Initial hopes that a merger with the WCSO would cost less or equal to what residents were already paying for CPD services dwindled when it became clear the sheriff was planning to improve the quality of service — keeping two officers on duty at all times, for example.NEWS-TIMES PHOTO: CHASE ALLGOOD - (L-R) Deputies Jordan Weston, Chris Plewik and Brian McLeod work beneath decorative snowflakes in the conference room at the Cornelius Police Department, which used to be tense and dysfunctional before merging with the Washington County Sheriffs Office.

On the other hand, said City Manager Rob Drake, Moss helped bring down overtime and legal costs, which had previously caused the CPD to spend far more than what city officials expected.
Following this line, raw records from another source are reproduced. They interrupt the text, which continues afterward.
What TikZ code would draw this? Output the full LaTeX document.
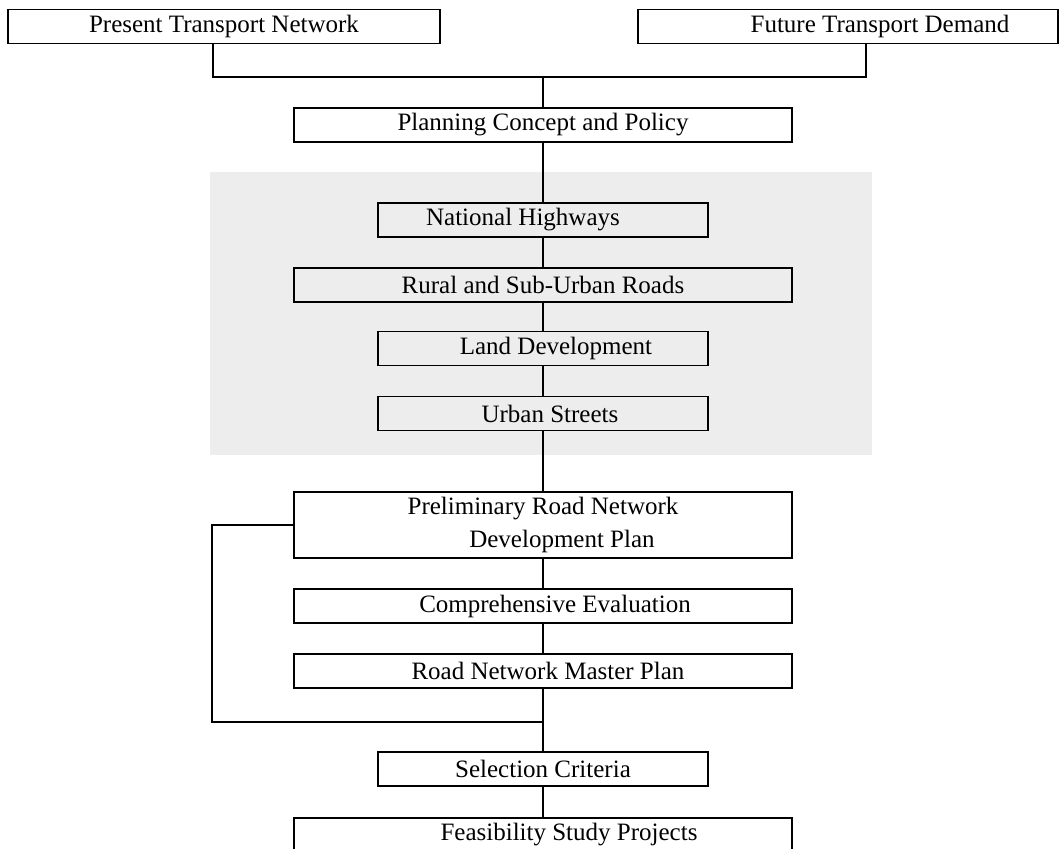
\documentclass[tikz,border=0pt]{standalone}
\usepackage{fontspec}
\setmainfont{Liberation Serif}

\begin{document}
\begin{tikzpicture}[x=1pt, y=-1pt,
  box/.style={draw, line width=1.4pt, inner sep=2pt,
              minimum height=34pt, align=center,
              font=\fontsize{25}{33}\selectfont},
  wide/.style={box, minimum width=498pt},
  narrow/.style={box, minimum width=330pt},
  link/.style={line width=1.8pt}
]
  \useasboundingbox (0,0) rectangle (1061,849);
  \fill[black!7] (210,172) rectangle (872,455);

  \node[box, minimum width=432pt] (pres) at (224,26.5) {Present Transport Network};
  \node[box, minimum width=420pt] (fut)  at (848,26.5) {\hspace*{64pt}Future Transport Demand};
  \coordinate (j) at (543,77);

  \node[wide]   (plan)   at (543,125)   {Planning Concept and Policy};
  \node[narrow] (nh)     at (543,220)   {National Highways\hspace*{40pt}};
  \node[wide]   (rural)  at (543,285)   {Rural and Sub-Urban Roads};
  \node[narrow] (land)   at (543,348.5) {\hspace*{26pt}Land Development};
  \node[narrow] (urban)  at (543,413.5) {\hspace*{14pt}Urban Streets};
  \node[wide, minimum height=66pt] (prelim) at (543,525)
    {Preliminary Road Network\\ \hspace*{38pt}Development Plan};
  \node[wide]   (comp)   at (543,606)   {\hspace*{24pt}Comprehensive Evaluation};
  \node[wide]   (master) at (543,671)   {\hspace*{10pt}Road Network Master Plan};
  \coordinate (k) at (543,722);
  \node[narrow] (sel)    at (543,769)   {Selection Criteria};
  \node[wide]   (feas)   at (543,835)   {\hspace*{52pt}Feasibility Study Projects};

  \draw[link] ([xshift=-11pt]pres.south) |- (j) -| ([xshift=18pt]fut.south);
  \draw[link] (j) -- (plan) -- (nh) -- (rural) -- (land) -- (urban)
    -- (prelim) -- (comp) -- (master) -- (sel) -- (feas);
  \draw[link] (prelim.west) -- ++(-81,0) |- (k);
\end{tikzpicture}
\end{document}
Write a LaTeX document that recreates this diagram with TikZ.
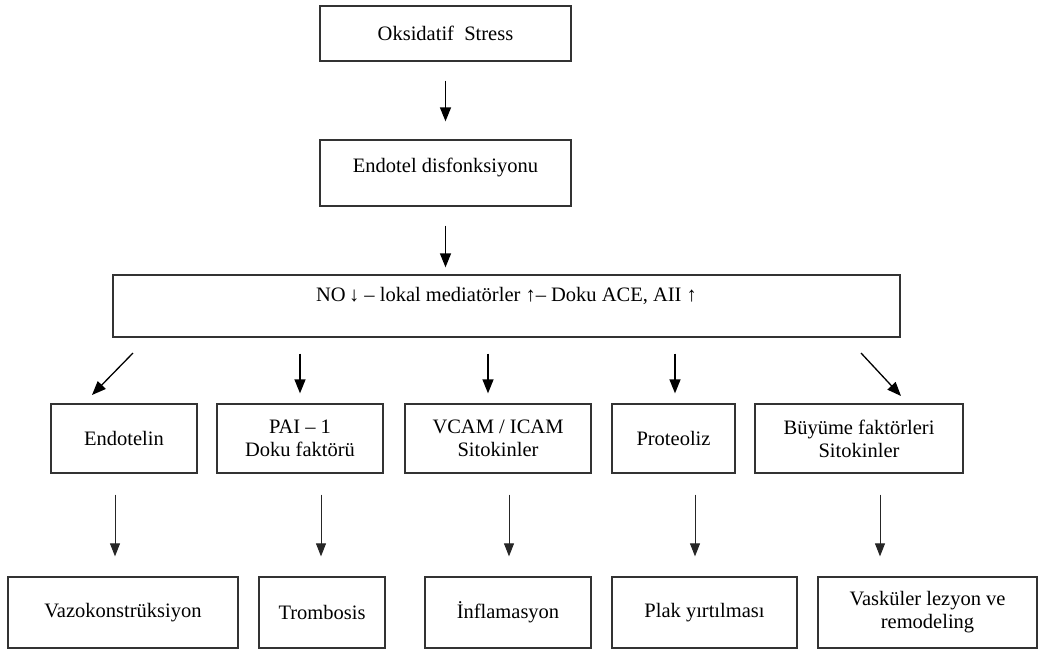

In 2012-13, for example, the CPD’s actual costs of $2.055 million rose to $2.188 million after adding in legal costs for the many lawsuits filed by disgruntled officers, Drake said.

That’s roughly $100,000 more than in the first year of the merger, fiscal year 2014-15, when the department spent $2.089 million.

Overtime costs were still a bit of a factor that year, Drake said, due to both an injured officer and to the final chapters of some CPD-related lawsuits.

Without those problems, city council members now expect this year’s costs to be even lower, with the CPD budget set at $2,075,176.

In new hands

Some Cornelius citizens haven’t noticed a difference since the merge. But that’s because they thought the previous service was also good. Nine-year resident Susan Lorentzen, a receptionist at Betty’s Dog Grooming, said she still sees patrol cars passing by and still enjoys taking her grandchildren to National Night Out. “There wasn’t a lot of change,” she said. “People still feel really safe.”

With Moss being promoted to commander and leaving for new WCSO duties, the CPD is now in the hands of Roque, who started here as a sergeant in July 2014 but is now a lieutenant — facing high expectations.

“I’ve heard nothing but good from citizens and business people about this change,” said Summers, who still visits Cornelius.

“We miss you,” he says they tell him, “but boy, this is great.”